There are many days that I question my parenting skills and even the basic communication skills I once prided myself for. After all, I used to run a global business comprised of people of all ethnicities, ages, social economic backgrounds, and education levels and was proficient in communicating the needs of the organization as well as our client's expectations to keep that well oiled machine in profitable forward motion. Why then is it so difficult to communicate with a 15 year old girl? She was taught English and understands sign language when necessary. So why does she look at me as if I am speaking an ancient Mayan language or some form of Sanskrit. On the rare occasion that her translators are in sync with mine, she pulls out the claws and the fangs appear and the venom begins to spew. Its as if a reenactment of the spinning head from the Exorcist takes place right before my very eyes.

In the past, I tried to do battle with the monster but at the peak of the screaming tantrum that we engaged in to see who could become the victor in a win-less battle, I could hear the insanity that prevailed. I decided to take a new approach and simply not accept the invitation to battle. I walk away now or simply state my disinterest in the discussion at that moment. What a liberating experience. Truth be told, I simply decided to be the adult I am and stop stooping to the teenager we had both become.

Once I rose above the crazy state of being, I discovered there were others who had been to this battlefield on the other side of Alice's looking glass. Other mothers that had been seduced by the need to control the uncontrollable in an uncontrollable moment. They shared their stories with me and then out of the insanity rose a phrase we all understood..."MEANAGER". It was all clear now. Boys are TEENAGERS and girls are MEANAGERS. It is an unfortunate journey they feel the need to take in seeking their independence and adulthood. The single greatest threat to their survival in this journey is their mothers. From their perspective, we stand in the way of their grabbing the golden ring. Our rules, curfews, judgement of their friends, and overall protective measures instigate and solicit the rearing of the monsters head.

If we can make it through this barren wasteland known as female adolescence, avoiding all the hormonal land mines, we will one day have sweet revenge when they first of all admit (at the age of 30 of course) that we were right and only did what we did because we loved them and they are better off as a result, but more importantly, when they have daughters of their own and are later subjected to the meanager of their very own. Karma, Karma!

In sanity,

Angel

Insecurity

It these times of loss, difficulty making ends meet and professional stagnation, one can find it hard to keep his or her head up. Self doubt creeps into every crevasse of your existence. Areas that you prided yourself on, where confidence was in abundance, you may now find yourself questioning "am I good enough".

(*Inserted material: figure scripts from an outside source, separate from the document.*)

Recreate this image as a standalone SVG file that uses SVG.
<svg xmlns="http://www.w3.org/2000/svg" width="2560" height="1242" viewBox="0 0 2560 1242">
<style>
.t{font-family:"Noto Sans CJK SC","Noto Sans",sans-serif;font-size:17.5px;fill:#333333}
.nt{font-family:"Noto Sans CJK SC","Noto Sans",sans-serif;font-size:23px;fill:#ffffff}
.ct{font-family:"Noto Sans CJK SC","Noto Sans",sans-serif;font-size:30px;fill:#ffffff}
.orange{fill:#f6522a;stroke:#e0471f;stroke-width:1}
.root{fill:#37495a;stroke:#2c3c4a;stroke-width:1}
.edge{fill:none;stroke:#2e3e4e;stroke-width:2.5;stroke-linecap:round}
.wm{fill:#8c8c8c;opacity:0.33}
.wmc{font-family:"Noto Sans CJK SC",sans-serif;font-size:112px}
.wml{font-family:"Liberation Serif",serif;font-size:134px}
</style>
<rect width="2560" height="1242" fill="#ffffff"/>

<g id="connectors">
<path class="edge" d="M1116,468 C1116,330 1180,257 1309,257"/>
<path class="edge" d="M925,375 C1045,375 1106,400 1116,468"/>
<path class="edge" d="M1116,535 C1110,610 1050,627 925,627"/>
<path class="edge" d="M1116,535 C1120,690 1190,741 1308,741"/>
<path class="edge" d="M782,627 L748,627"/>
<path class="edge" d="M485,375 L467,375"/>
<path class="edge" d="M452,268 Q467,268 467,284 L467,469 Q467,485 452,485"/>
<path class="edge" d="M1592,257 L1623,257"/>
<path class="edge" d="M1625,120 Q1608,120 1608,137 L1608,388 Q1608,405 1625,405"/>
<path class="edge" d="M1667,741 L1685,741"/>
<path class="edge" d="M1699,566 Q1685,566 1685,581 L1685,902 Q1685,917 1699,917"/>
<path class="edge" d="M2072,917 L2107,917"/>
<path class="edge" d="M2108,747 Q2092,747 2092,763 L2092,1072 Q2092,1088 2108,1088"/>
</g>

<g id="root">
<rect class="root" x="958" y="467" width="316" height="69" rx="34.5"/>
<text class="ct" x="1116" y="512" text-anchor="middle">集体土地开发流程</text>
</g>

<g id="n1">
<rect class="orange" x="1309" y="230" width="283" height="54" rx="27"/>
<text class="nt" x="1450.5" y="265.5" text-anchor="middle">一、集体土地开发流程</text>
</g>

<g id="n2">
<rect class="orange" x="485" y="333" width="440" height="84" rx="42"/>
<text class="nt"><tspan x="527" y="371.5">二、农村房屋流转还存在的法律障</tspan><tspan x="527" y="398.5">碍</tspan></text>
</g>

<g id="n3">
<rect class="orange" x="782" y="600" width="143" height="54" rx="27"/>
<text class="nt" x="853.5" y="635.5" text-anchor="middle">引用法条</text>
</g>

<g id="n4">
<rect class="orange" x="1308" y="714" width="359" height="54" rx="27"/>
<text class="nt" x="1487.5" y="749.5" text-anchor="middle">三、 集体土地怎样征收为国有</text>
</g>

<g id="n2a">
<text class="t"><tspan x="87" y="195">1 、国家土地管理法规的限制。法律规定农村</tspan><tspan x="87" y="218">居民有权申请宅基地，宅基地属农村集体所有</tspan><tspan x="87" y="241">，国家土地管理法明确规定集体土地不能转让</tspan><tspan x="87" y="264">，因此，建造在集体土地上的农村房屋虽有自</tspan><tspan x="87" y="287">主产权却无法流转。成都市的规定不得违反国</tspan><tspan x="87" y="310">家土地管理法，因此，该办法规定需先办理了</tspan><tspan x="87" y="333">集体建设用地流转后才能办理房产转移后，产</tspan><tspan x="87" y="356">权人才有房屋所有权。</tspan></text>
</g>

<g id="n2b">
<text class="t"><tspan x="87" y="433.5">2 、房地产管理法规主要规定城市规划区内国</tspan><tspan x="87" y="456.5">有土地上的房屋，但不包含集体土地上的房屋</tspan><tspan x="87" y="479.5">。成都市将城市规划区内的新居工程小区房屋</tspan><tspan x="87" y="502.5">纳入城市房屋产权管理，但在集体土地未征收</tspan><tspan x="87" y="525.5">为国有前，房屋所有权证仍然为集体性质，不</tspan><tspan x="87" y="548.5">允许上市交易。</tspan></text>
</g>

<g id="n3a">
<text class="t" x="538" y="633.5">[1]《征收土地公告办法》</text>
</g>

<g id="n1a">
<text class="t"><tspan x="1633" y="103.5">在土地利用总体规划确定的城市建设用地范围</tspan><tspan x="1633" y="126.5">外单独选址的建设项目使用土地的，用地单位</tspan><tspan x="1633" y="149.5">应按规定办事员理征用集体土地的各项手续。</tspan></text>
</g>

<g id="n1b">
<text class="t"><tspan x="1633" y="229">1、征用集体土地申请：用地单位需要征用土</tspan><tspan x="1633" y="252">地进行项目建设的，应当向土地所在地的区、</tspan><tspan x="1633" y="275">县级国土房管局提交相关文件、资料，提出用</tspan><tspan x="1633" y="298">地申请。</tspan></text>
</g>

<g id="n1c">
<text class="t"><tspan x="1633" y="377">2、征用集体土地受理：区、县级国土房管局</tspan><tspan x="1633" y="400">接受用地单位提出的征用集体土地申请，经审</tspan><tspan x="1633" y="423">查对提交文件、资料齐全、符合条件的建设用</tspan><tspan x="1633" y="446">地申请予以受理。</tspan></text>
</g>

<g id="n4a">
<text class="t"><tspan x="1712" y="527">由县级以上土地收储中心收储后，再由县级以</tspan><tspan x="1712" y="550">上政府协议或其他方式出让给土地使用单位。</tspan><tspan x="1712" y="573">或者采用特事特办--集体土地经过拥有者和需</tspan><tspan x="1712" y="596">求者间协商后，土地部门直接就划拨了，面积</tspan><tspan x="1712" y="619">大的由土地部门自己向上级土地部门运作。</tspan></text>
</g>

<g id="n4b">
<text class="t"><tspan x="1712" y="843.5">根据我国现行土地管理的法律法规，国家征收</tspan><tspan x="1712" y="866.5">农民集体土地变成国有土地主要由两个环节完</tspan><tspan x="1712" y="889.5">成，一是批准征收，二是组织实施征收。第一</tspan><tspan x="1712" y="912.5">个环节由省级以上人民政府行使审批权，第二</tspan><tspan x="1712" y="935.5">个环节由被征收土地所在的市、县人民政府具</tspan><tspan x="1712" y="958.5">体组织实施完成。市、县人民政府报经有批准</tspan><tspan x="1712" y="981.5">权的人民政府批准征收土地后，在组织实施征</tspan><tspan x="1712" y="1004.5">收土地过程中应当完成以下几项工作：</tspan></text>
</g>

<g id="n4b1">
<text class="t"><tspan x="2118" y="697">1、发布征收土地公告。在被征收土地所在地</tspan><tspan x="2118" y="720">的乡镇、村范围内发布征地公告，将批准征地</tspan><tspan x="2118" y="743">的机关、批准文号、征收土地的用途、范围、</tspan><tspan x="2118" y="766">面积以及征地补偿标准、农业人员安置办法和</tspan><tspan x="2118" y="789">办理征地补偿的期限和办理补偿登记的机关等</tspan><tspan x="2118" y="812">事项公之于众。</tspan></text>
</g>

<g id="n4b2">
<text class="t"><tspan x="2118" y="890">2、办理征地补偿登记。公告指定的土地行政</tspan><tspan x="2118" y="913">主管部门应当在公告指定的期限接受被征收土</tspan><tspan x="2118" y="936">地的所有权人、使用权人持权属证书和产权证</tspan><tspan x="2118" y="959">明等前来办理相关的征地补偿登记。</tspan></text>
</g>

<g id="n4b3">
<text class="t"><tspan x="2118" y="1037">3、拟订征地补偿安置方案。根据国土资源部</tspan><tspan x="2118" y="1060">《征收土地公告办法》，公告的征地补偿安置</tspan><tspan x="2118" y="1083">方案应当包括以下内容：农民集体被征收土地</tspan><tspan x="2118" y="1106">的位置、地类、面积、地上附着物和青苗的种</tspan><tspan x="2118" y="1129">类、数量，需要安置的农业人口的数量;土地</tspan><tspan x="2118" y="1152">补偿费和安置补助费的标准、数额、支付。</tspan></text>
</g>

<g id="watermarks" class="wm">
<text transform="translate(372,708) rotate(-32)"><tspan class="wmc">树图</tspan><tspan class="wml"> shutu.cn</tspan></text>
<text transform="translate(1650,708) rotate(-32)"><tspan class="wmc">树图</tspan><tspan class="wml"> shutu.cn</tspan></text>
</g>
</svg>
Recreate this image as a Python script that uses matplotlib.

It's at these times that you need to put the judger in his or her cage and lock the door. Stop looking at yourself through the distorted eyes of what you think others see and see yourself in the purest vision. See your inner beauty and the gifts that you have been given. Though you may have lost your job due to layoffs or cut backs, you may have to watch your pennies a little closer, you may have difficulty finding a new career path due to the tight job market, you may be beset with countless other set backs, you are still the person you were when all was in line with the universe. You still offer the wisdom you may have been known for to your friends. You still have great insight into the areas of professional expertise you were once praised for by your colleagues. You probably aren't as far from the proverbial "corner" where everyone tells you that next opportunity is awaiting ("something better is just around the corner").



Though you may find yourself down and living in what feels like a place of hopelessness and perpetual stagnation, take a deep breathe, start to list your strengths and positive attributes, read letters, cards, or emails that others have written about your greatness to remind yourself from where you have come, look yourself in the mirror and invite that strong, confident person you have lost somewhere along the way back into your existence. Know that you are still the bright shining star you have always been. Your vision has simply been blurred by the clouds of tough times. Furthermore, he or she is the person that will make you stronger for the journey, will guide you out of the clouds and is the strength that is always inside of you. Simply call your true self to the table and get to work. You'll be surprised who you might find there with you!